## Directions
Gather the lines below that include the string "chart", copying each in full.

## Given data
□ □ □ □ □
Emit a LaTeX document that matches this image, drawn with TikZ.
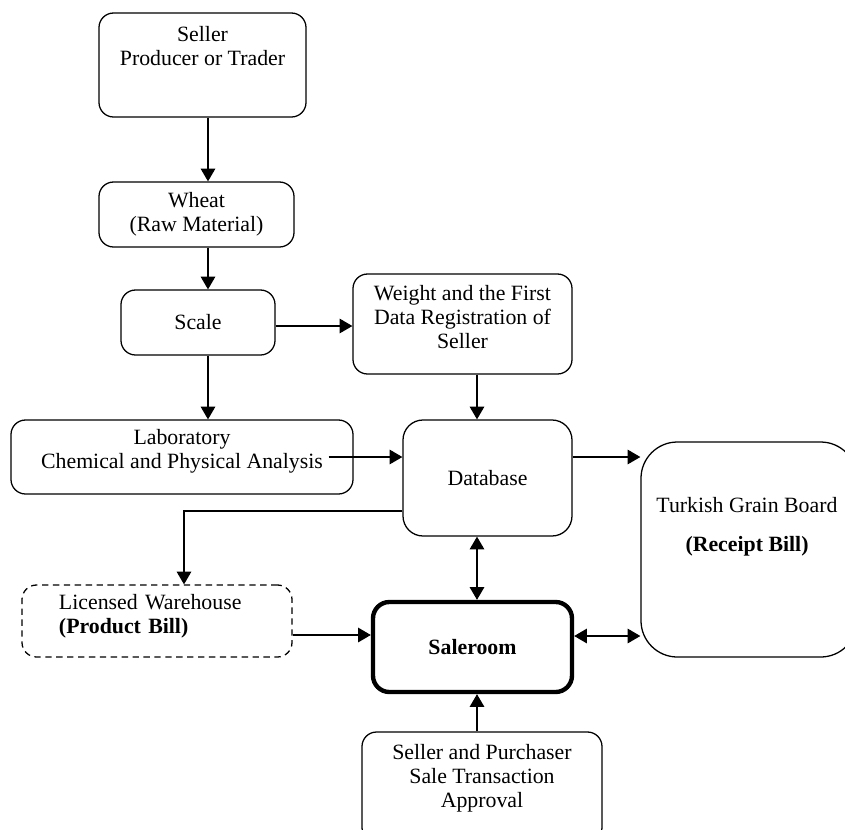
□ □ □ □ □
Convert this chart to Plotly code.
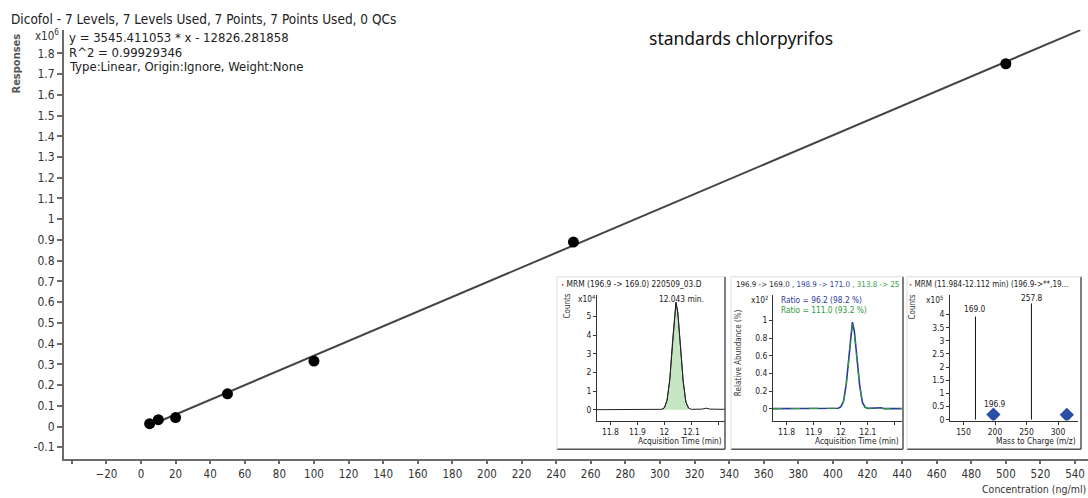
□ □ □ □ □
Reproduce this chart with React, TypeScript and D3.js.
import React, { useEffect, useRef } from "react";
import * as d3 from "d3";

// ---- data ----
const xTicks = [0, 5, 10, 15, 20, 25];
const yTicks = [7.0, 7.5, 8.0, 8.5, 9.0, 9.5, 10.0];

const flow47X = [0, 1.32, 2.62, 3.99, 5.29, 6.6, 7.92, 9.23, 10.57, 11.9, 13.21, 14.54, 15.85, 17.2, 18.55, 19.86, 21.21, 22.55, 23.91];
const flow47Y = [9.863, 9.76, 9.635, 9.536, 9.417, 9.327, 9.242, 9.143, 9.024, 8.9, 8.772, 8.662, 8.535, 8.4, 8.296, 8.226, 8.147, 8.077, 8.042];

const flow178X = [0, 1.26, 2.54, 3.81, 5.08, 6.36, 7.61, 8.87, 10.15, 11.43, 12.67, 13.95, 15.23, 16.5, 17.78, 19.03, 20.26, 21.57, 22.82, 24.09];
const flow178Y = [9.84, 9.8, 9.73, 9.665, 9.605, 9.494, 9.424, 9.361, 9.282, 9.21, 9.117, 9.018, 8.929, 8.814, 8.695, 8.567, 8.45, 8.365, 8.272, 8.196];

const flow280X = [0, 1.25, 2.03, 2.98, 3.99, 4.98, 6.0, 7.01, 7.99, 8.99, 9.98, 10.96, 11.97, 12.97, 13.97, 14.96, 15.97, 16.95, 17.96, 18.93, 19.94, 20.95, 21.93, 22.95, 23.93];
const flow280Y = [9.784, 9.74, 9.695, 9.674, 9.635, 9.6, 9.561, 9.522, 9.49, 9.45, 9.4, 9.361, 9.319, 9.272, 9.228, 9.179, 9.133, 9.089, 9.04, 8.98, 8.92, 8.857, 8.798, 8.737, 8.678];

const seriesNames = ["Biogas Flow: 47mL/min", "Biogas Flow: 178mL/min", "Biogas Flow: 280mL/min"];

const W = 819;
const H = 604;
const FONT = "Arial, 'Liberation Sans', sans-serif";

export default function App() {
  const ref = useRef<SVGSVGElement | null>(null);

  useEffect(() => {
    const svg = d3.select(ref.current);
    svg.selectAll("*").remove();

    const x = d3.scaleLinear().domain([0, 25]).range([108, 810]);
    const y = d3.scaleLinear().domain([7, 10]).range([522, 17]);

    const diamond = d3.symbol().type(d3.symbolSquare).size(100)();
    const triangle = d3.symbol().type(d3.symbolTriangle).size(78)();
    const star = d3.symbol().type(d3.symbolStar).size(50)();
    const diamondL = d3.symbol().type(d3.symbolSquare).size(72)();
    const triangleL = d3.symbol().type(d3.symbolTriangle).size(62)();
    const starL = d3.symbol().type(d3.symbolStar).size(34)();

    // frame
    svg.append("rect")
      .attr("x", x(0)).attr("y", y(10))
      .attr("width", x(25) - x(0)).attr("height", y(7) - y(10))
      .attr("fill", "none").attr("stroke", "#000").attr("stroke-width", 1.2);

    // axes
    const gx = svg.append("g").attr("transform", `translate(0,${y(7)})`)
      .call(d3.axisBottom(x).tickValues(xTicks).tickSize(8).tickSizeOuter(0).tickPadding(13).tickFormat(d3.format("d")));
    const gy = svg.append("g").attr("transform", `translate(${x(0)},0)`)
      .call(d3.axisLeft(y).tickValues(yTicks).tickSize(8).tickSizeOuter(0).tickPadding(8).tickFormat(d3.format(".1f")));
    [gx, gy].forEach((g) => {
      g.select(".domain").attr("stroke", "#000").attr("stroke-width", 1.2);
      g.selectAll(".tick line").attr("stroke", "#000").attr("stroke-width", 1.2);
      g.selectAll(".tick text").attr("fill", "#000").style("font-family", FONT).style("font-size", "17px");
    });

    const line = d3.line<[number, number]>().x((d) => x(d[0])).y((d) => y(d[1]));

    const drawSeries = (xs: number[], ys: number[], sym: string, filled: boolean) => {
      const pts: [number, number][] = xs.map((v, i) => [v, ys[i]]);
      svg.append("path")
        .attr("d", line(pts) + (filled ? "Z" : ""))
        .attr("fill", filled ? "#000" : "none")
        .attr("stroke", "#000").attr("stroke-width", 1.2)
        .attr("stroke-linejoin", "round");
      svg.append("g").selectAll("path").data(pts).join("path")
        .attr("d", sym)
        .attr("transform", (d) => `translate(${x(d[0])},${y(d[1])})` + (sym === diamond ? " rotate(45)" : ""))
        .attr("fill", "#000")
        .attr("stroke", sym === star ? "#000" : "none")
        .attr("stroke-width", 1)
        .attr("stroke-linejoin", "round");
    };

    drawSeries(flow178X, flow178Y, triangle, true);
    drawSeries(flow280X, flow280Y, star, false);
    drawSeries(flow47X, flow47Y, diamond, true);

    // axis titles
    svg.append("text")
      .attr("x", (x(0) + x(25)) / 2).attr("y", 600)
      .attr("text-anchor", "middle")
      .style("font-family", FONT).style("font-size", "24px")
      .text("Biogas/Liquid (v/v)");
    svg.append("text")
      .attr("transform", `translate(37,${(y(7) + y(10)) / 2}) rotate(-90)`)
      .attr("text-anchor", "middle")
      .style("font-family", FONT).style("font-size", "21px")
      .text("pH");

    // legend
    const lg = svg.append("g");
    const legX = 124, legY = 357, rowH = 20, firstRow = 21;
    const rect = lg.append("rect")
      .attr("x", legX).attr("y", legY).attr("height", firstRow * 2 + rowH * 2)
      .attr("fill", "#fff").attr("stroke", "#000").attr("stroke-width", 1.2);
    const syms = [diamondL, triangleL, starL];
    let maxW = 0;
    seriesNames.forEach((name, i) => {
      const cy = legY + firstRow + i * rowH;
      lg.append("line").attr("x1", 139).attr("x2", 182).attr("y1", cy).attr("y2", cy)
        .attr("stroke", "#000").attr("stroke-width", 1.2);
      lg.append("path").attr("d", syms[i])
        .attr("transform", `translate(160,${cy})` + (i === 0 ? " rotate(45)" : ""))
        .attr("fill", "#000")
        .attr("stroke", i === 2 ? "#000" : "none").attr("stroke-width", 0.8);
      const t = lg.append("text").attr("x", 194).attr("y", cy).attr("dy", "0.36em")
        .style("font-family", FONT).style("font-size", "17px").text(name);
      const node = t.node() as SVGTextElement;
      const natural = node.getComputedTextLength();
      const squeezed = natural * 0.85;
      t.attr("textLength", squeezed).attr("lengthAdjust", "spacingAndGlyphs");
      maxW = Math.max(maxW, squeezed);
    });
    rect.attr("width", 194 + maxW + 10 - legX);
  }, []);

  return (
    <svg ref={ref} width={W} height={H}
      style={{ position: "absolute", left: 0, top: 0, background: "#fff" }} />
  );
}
□ □ □ □ □
## Result for this exercise
Convert this chart to Plotly code.
Reproduce this chart with React, TypeScript and D3.js.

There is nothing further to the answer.